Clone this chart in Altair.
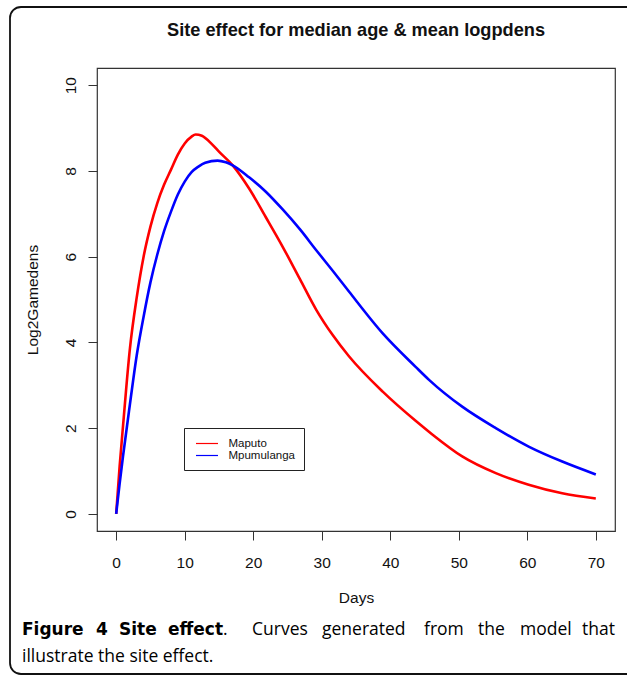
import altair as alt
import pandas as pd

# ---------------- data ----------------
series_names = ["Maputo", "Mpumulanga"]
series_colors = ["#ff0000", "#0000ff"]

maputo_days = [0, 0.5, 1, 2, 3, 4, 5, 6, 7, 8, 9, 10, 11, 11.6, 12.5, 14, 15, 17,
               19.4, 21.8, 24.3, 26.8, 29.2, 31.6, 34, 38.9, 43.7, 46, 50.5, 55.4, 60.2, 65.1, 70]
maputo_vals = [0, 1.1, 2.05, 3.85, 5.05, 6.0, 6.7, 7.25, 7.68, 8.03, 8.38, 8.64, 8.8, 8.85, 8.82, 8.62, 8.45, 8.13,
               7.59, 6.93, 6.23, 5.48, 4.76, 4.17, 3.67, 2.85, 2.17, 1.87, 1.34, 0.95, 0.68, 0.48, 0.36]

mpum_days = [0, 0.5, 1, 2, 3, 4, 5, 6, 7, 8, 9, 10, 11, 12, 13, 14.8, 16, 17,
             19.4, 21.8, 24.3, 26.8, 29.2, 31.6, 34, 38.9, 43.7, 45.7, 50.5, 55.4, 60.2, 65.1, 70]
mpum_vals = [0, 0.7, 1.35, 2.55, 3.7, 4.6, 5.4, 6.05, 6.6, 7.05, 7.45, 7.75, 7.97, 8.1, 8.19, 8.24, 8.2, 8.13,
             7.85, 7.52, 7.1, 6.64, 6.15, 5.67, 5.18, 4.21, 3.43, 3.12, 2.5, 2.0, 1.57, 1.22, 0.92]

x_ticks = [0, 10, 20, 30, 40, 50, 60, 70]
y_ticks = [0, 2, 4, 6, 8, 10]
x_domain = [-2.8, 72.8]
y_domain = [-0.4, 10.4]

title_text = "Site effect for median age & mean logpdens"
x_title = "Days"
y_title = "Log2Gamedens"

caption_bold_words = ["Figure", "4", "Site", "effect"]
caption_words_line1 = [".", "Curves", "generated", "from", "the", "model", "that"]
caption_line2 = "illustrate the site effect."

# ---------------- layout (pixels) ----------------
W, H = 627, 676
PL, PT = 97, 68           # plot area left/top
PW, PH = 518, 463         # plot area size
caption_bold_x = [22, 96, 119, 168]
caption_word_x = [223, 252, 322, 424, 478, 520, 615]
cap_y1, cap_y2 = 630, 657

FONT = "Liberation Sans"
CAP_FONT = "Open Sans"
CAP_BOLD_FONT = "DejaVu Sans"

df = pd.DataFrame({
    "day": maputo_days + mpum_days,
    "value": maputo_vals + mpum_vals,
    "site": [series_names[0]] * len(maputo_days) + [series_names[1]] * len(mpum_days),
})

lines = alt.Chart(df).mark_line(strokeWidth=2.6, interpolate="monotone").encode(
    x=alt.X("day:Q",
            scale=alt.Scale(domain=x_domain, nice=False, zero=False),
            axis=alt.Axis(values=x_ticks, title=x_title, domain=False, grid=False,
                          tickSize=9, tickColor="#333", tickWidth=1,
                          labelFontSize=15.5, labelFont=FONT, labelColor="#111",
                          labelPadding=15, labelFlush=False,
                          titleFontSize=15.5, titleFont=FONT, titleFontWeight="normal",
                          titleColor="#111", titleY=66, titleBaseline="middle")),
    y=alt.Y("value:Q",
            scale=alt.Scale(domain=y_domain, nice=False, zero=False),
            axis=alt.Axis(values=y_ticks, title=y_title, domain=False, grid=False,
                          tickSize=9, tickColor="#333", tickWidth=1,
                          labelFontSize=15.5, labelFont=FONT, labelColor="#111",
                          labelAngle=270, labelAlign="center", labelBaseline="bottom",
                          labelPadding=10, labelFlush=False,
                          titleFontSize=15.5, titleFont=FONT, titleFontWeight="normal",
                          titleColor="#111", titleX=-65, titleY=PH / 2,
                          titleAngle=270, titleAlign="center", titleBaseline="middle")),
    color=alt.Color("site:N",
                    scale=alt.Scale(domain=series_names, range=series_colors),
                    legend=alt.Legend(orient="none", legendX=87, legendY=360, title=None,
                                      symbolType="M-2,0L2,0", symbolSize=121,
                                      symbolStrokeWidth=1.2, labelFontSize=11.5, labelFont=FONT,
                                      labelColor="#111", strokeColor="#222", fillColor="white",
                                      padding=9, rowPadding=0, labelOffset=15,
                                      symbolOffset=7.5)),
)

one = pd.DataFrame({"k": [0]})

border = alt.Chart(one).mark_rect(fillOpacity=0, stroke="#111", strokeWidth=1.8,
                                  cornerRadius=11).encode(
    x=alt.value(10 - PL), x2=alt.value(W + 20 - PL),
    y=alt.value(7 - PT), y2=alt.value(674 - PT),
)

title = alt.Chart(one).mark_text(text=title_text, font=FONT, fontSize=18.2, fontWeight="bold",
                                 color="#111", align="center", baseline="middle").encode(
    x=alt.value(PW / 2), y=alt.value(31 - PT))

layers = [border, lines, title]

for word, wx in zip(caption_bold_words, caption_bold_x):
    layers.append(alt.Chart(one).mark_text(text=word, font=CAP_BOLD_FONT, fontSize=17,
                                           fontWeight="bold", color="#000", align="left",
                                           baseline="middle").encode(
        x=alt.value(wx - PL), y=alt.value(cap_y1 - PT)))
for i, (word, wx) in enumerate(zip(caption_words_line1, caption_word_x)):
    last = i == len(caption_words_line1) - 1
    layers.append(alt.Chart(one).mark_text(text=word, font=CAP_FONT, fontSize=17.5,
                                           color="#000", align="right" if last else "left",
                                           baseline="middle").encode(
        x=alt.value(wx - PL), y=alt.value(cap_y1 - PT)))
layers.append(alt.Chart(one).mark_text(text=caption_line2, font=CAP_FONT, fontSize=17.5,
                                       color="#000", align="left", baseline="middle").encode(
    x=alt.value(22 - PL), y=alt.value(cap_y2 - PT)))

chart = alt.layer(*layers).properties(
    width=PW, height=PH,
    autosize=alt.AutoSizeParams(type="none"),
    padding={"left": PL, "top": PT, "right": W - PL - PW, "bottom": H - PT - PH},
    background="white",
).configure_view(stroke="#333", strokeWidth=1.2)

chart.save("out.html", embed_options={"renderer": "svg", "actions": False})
************
Return each line exactly as written. Any picture gets left out.

Clone this chart in Altair.
import altair as alt
import pandas as pd

# ---------------- data ----------------
series_names = ["Maputo", "Mpumulanga"]
series_colors = ["#ff0000", "#0000ff"]

maputo_days = [0, 0.5, 1, 2, 3, 4, 5, 6, 7, 8, 9, 10, 11, 11.6, 12.5, 14, 15, 17,
               19.4, 21.8, 24.3, 26.8, 29.2, 31.6, 34, 38.9, 43.7, 46, 50.5, 55.4, 60.2, 65.1, 70]
maputo_vals = [0, 1.1, 2.05, 3.85, 5.05, 6.0, 6.7, 7.25, 7.68, 8.03, 8.38, 8.64, 8.8, 8.85, 8.82, 8.62, 8.45, 8.13,
               7.59, 6.93, 6.23, 5.48, 4.76, 4.17, 3.67, 2.85, 2.17, 1.87, 1.34, 0.95, 0.68, 0.48, 0.36]

mpum_days = [0, 0.5, 1, 2, 3, 4, 5, 6, 7, 8, 9, 10, 11, 12, 13, 14.8, 16, 17,
             19.4, 21.8, 24.3, 26.8, 29.2, 31.6, 34, 38.9, 43.7, 45.7, 50.5, 55.4, 60.2, 65.1, 70]
mpum_vals = [0, 0.7, 1.35, 2.55, 3.7, 4.6, 5.4, 6.05, 6.6, 7.05, 7.45, 7.75, 7.97, 8.1, 8.19, 8.24, 8.2, 8.13,
             7.85, 7.52, 7.1, 6.64, 6.15, 5.67, 5.18, 4.21, 3.43, 3.12, 2.5, 2.0, 1.57, 1.22, 0.92]

x_ticks = [0, 10, 20, 30, 40, 50, 60, 70]
y_ticks = [0, 2, 4, 6, 8, 10]
x_domain = [-2.8, 72.8]
y_domain = [-0.4, 10.4]

title_text = "Site effect for median age & mean logpdens"
x_title = "Days"
y_title = "Log2Gamedens"

caption_bold_words = ["Figure", "4", "Site", "effect"]
caption_words_line1 = [".", "Curves", "generated", "from", "the", "model", "that"]
caption_line2 = "illustrate the site effect."

# ---------------- layout (pixels) ----------------
W, H = 627, 676
PL, PT = 97, 68           # plot area left/top
PW, PH = 518, 463         # plot area size
caption_bold_x = [22, 96, 119, 168]
caption_word_x = [223, 252, 322, 424, 478, 520, 615]
cap_y1, cap_y2 = 630, 657

FONT = "Liberation Sans"
CAP_FONT = "Open Sans"
CAP_BOLD_FONT = "DejaVu Sans"

df = pd.DataFrame({
    "day": maputo_days + mpum_days,
    "value": maputo_vals + mpum_vals,
    "site": [series_names[0]] * len(maputo_days) + [series_names[1]] * len(mpum_days),
})

lines = alt.Chart(df).mark_line(strokeWidth=2.6, interpolate="monotone").encode(
    x=alt.X("day:Q",
            scale=alt.Scale(domain=x_domain, nice=False, zero=False),
            axis=alt.Axis(values=x_ticks, title=x_title, domain=False, grid=False,
                          tickSize=9, tickColor="#333", tickWidth=1,
                          labelFontSize=15.5, labelFont=FONT, labelColor="#111",
                          labelPadding=15, labelFlush=False,
                          titleFontSize=15.5, titleFont=FONT, titleFontWeight="normal",
                          titleColor="#111", titleY=66, titleBaseline="middle")),
    y=alt.Y("value:Q",
            scale=alt.Scale(domain=y_domain, nice=False, zero=False),
            axis=alt.Axis(values=y_ticks, title=y_title, domain=False, grid=False,
                          tickSize=9, tickColor="#333", tickWidth=1,
                          labelFontSize=15.5, labelFont=FONT, labelColor="#111",
                          labelAngle=270, labelAlign="center", labelBaseline="bottom",
                          labelPadding=10, labelFlush=False,
                          titleFontSize=15.5, titleFont=FONT, titleFontWeight="normal",
                          titleColor="#111", titleX=-65, titleY=PH / 2,
                          titleAngle=270, titleAlign="center", titleBaseline="middle")),
    color=alt.Color("site:N",
                    scale=alt.Scale(domain=series_names, range=series_colors),
                    legend=alt.Legend(orient="none", legendX=87, legendY=360, title=None,
                                      symbolType="M-2,0L2,0", symbolSize=121,
                                      symbolStrokeWidth=1.2, labelFontSize=11.5, labelFont=FONT,
                                      labelColor="#111", strokeColor="#222", fillColor="white",
                                      padding=9, rowPadding=0, labelOffset=15,
                                      symbolOffset=7.5)),
)

one = pd.DataFrame({"k": [0]})

border = alt.Chart(one).mark_rect(fillOpacity=0, stroke="#111", strokeWidth=1.8,
                                  cornerRadius=11).encode(
    x=alt.value(10 - PL), x2=alt.value(W + 20 - PL),
    y=alt.value(7 - PT), y2=alt.value(674 - PT),
)

title = alt.Chart(one).mark_text(text=title_text, font=FONT, fontSize=18.2, fontWeight="bold",
                                 color="#111", align="center", baseline="middle").encode(
    x=alt.value(PW / 2), y=alt.value(31 - PT))

layers = [border, lines, title]

for word, wx in zip(caption_bold_words, caption_bold_x):
    layers.append(alt.Chart(one).mark_text(text=word, font=CAP_BOLD_FONT, fontSize=17,
                                           fontWeight="bold", color="#000", align="left",
                                           baseline="middle").encode(
        x=alt.value(wx - PL), y=alt.value(cap_y1 - PT)))
for i, (word, wx) in enumerate(zip(caption_words_line1, caption_word_x)):
    last = i == len(caption_words_line1) - 1
    layers.append(alt.Chart(one).mark_text(text=word, font=CAP_FONT, fontSize=17.5,
                                           color="#000", align="right" if last else "left",
                                           baseline="middle").encode(
        x=alt.value(wx - PL), y=alt.value(cap_y1 - PT)))
layers.append(alt.Chart(one).mark_text(text=caption_line2, font=CAP_FONT, fontSize=17.5,
                                       color="#000", align="left", baseline="middle").encode(
    x=alt.value(22 - PL), y=alt.value(cap_y2 - PT)))

chart = alt.layer(*layers).properties(
    width=PW, height=PH,
    autosize=alt.AutoSizeParams(type="none"),
    padding={"left": PL, "top": PT, "right": W - PL - PW, "bottom": H - PT - PH},
    background="white",
).configure_view(stroke="#333", strokeWidth=1.2)

chart.save("out.html", embed_options={"renderer": "svg", "actions": False})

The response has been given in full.